**THE REQUEST**
Once the pictures are set aside, transcribe the remaining data exactly.

**DATA**
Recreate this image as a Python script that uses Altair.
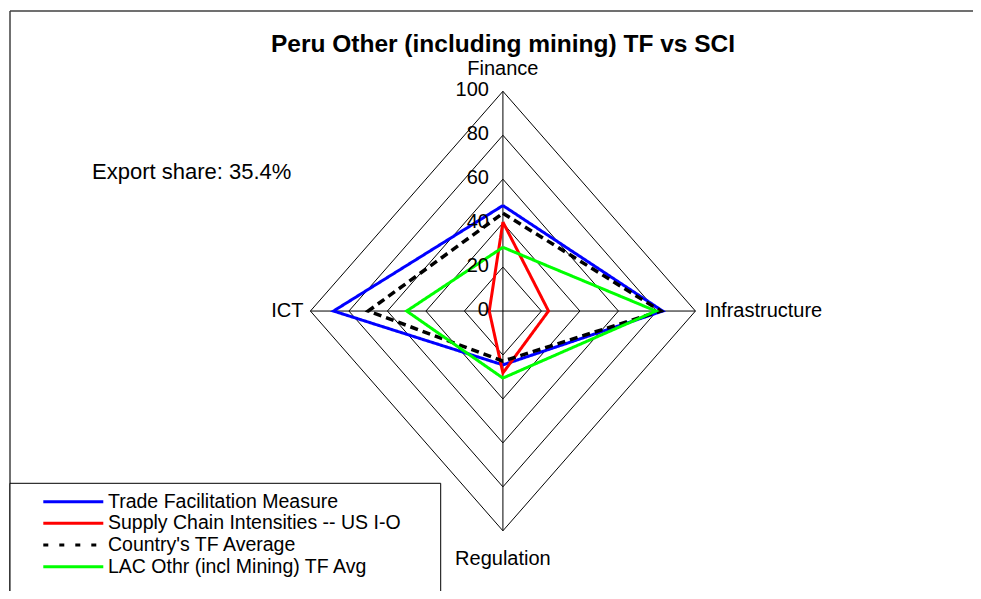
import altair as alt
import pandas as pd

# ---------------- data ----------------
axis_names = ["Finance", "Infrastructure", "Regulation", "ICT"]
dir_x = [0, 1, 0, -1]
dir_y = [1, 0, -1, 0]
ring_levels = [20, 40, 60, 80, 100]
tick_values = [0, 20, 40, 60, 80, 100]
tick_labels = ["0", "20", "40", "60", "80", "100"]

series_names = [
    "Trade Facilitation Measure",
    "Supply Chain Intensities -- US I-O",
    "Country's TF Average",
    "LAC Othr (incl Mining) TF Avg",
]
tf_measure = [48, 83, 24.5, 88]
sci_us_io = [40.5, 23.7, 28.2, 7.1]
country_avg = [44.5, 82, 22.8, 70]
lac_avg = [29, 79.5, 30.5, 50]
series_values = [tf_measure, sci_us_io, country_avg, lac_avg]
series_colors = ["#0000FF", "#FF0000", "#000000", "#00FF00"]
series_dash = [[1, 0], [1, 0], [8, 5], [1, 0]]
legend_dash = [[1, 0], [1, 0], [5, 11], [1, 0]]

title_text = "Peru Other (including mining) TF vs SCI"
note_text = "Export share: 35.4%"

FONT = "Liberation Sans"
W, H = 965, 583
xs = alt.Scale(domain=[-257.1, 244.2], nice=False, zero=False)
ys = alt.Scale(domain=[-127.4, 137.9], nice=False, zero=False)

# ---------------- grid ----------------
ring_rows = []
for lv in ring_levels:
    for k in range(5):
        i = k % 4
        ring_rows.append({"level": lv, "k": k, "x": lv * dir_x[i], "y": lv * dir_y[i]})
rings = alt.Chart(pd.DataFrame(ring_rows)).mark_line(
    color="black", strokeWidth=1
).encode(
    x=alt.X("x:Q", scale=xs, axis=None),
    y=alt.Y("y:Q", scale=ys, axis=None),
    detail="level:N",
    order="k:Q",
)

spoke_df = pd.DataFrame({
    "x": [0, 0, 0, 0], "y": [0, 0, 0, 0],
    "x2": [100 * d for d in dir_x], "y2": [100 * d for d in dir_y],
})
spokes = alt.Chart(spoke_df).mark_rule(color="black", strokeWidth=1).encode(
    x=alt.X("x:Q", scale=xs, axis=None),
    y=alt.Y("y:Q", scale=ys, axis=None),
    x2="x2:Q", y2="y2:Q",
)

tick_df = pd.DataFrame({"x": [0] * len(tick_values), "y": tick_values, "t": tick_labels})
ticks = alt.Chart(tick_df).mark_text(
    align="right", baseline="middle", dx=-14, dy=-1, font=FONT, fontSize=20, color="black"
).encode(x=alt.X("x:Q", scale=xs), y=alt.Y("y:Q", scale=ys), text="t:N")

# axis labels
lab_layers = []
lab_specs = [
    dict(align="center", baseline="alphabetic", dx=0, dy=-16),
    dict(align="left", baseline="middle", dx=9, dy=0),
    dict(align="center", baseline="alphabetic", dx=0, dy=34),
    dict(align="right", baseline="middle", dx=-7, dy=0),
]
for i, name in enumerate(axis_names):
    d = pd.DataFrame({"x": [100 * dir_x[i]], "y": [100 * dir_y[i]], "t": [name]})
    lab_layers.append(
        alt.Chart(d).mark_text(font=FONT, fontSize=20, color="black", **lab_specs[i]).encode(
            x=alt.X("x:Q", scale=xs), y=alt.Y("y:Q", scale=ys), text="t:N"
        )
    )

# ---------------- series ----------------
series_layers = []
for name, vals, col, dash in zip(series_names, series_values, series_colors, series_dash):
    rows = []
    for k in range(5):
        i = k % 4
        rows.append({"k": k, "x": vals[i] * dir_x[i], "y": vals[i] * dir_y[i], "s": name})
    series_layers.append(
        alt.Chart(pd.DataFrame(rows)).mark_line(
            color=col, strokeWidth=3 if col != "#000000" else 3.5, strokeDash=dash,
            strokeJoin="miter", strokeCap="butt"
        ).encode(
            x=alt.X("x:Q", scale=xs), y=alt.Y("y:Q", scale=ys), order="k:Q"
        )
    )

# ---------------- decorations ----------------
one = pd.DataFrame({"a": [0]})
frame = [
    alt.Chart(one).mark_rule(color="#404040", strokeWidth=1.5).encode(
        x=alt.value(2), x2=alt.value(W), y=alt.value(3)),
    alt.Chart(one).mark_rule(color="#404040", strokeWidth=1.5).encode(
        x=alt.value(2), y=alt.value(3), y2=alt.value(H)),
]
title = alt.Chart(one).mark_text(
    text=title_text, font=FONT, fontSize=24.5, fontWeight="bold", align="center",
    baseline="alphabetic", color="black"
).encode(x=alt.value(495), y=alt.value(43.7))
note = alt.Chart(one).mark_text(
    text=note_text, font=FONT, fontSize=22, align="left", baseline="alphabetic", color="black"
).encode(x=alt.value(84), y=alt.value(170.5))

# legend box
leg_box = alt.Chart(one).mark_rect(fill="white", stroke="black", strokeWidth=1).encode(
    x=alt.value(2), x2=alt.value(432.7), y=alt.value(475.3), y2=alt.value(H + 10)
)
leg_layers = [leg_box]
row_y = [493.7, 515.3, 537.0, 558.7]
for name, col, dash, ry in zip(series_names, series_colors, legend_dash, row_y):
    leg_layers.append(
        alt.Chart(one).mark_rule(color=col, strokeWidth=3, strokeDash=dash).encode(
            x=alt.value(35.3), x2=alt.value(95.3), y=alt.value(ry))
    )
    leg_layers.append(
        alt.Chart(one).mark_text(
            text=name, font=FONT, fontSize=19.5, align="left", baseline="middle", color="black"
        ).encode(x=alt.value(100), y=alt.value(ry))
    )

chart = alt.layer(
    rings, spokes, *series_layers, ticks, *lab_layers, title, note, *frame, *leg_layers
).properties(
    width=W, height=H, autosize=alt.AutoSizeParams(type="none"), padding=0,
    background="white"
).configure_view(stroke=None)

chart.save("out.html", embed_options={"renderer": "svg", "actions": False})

**OUTPUT FOR THIS EXERCISE**
Recreate this image as a Python script that uses Altair.
import altair as alt
import pandas as pd

# ---------------- data ----------------
axis_names = ["Finance", "Infrastructure", "Regulation", "ICT"]
dir_x = [0, 1, 0, -1]
dir_y = [1, 0, -1, 0]
ring_levels = [20, 40, 60, 80, 100]
tick_values = [0, 20, 40, 60, 80, 100]
tick_labels = ["0", "20", "40", "60", "80", "100"]

series_names = [
    "Trade Facilitation Measure",
    "Supply Chain Intensities -- US I-O",
    "Country's TF Average",
    "LAC Othr (incl Mining) TF Avg",
]
tf_measure = [48, 83, 24.5, 88]
sci_us_io = [40.5, 23.7, 28.2, 7.1]
country_avg = [44.5, 82, 22.8, 70]
lac_avg = [29, 79.5, 30.5, 50]
series_values = [tf_measure, sci_us_io, country_avg, lac_avg]
series_colors = ["#0000FF", "#FF0000", "#000000", "#00FF00"]
series_dash = [[1, 0], [1, 0], [8, 5], [1, 0]]
legend_dash = [[1, 0], [1, 0], [5, 11], [1, 0]]

title_text = "Peru Other (including mining) TF vs SCI"
note_text = "Export share: 35.4%"

FONT = "Liberation Sans"
W, H = 965, 583
xs = alt.Scale(domain=[-257.1, 244.2], nice=False, zero=False)
ys = alt.Scale(domain=[-127.4, 137.9], nice=False, zero=False)

# ---------------- grid ----------------
ring_rows = []
for lv in ring_levels:
    for k in range(5):
        i = k % 4
        ring_rows.append({"level": lv, "k": k, "x": lv * dir_x[i], "y": lv * dir_y[i]})
rings = alt.Chart(pd.DataFrame(ring_rows)).mark_line(
    color="black", strokeWidth=1
).encode(
    x=alt.X("x:Q", scale=xs, axis=None),
    y=alt.Y("y:Q", scale=ys, axis=None),
    detail="level:N",
    order="k:Q",
)

spoke_df = pd.DataFrame({
    "x": [0, 0, 0, 0], "y": [0, 0, 0, 0],
    "x2": [100 * d for d in dir_x], "y2": [100 * d for d in dir_y],
})
spokes = alt.Chart(spoke_df).mark_rule(color="black", strokeWidth=1).encode(
    x=alt.X("x:Q", scale=xs, axis=None),
    y=alt.Y("y:Q", scale=ys, axis=None),
    x2="x2:Q", y2="y2:Q",
)

tick_df = pd.DataFrame({"x": [0] * len(tick_values), "y": tick_values, "t": tick_labels})
ticks = alt.Chart(tick_df).mark_text(
    align="right", baseline="middle", dx=-14, dy=-1, font=FONT, fontSize=20, color="black"
).encode(x=alt.X("x:Q", scale=xs), y=alt.Y("y:Q", scale=ys), text="t:N")

# axis labels
lab_layers = []
lab_specs = [
    dict(align="center", baseline="alphabetic", dx=0, dy=-16),
    dict(align="left", baseline="middle", dx=9, dy=0),
    dict(align="center", baseline="alphabetic", dx=0, dy=34),
    dict(align="right", baseline="middle", dx=-7, dy=0),
]
for i, name in enumerate(axis_names):
    d = pd.DataFrame({"x": [100 * dir_x[i]], "y": [100 * dir_y[i]], "t": [name]})
    lab_layers.append(
        alt.Chart(d).mark_text(font=FONT, fontSize=20, color="black", **lab_specs[i]).encode(
            x=alt.X("x:Q", scale=xs), y=alt.Y("y:Q", scale=ys), text="t:N"
        )
    )

# ---------------- series ----------------
series_layers = []
for name, vals, col, dash in zip(series_names, series_values, series_colors, series_dash):
    rows = []
    for k in range(5):
        i = k % 4
        rows.append({"k": k, "x": vals[i] * dir_x[i], "y": vals[i] * dir_y[i], "s": name})
    series_layers.append(
        alt.Chart(pd.DataFrame(rows)).mark_line(
            color=col, strokeWidth=3 if col != "#000000" else 3.5, strokeDash=dash,
            strokeJoin="miter", strokeCap="butt"
        ).encode(
            x=alt.X("x:Q", scale=xs), y=alt.Y("y:Q", scale=ys), order="k:Q"
        )
    )

# ---------------- decorations ----------------
one = pd.DataFrame({"a": [0]})
frame = [
    alt.Chart(one).mark_rule(color="#404040", strokeWidth=1.5).encode(
        x=alt.value(2), x2=alt.value(W), y=alt.value(3)),
    alt.Chart(one).mark_rule(color="#404040", strokeWidth=1.5).encode(
        x=alt.value(2), y=alt.value(3), y2=alt.value(H)),
]
title = alt.Chart(one).mark_text(
    text=title_text, font=FONT, fontSize=24.5, fontWeight="bold", align="center",
    baseline="alphabetic", color="black"
).encode(x=alt.value(495), y=alt.value(43.7))
note = alt.Chart(one).mark_text(
    text=note_text, font=FONT, fontSize=22, align="left", baseline="alphabetic", color="black"
).encode(x=alt.value(84), y=alt.value(170.5))

# legend box
leg_box = alt.Chart(one).mark_rect(fill="white", stroke="black", strokeWidth=1).encode(
    x=alt.value(2), x2=alt.value(432.7), y=alt.value(475.3), y2=alt.value(H + 10)
)
leg_layers = [leg_box]
row_y = [493.7, 515.3, 537.0, 558.7]
for name, col, dash, ry in zip(series_names, series_colors, legend_dash, row_y):
    leg_layers.append(
        alt.Chart(one).mark_rule(color=col, strokeWidth=3, strokeDash=dash).encode(
            x=alt.value(35.3), x2=alt.value(95.3), y=alt.value(ry))
    )
    leg_layers.append(
        alt.Chart(one).mark_text(
            text=name, font=FONT, fontSize=19.5, align="left", baseline="middle", color="black"
        ).encode(x=alt.value(100), y=alt.value(ry))
    )

chart = alt.layer(
    rings, spokes, *series_layers, ticks, *lab_layers, title, note, *frame, *leg_layers
).properties(
    width=W, height=H, autosize=alt.AutoSizeParams(type="none"), padding=0,
    background="white"
).configure_view(stroke=None)

chart.save("out.html", embed_options={"renderer": "svg", "actions": False})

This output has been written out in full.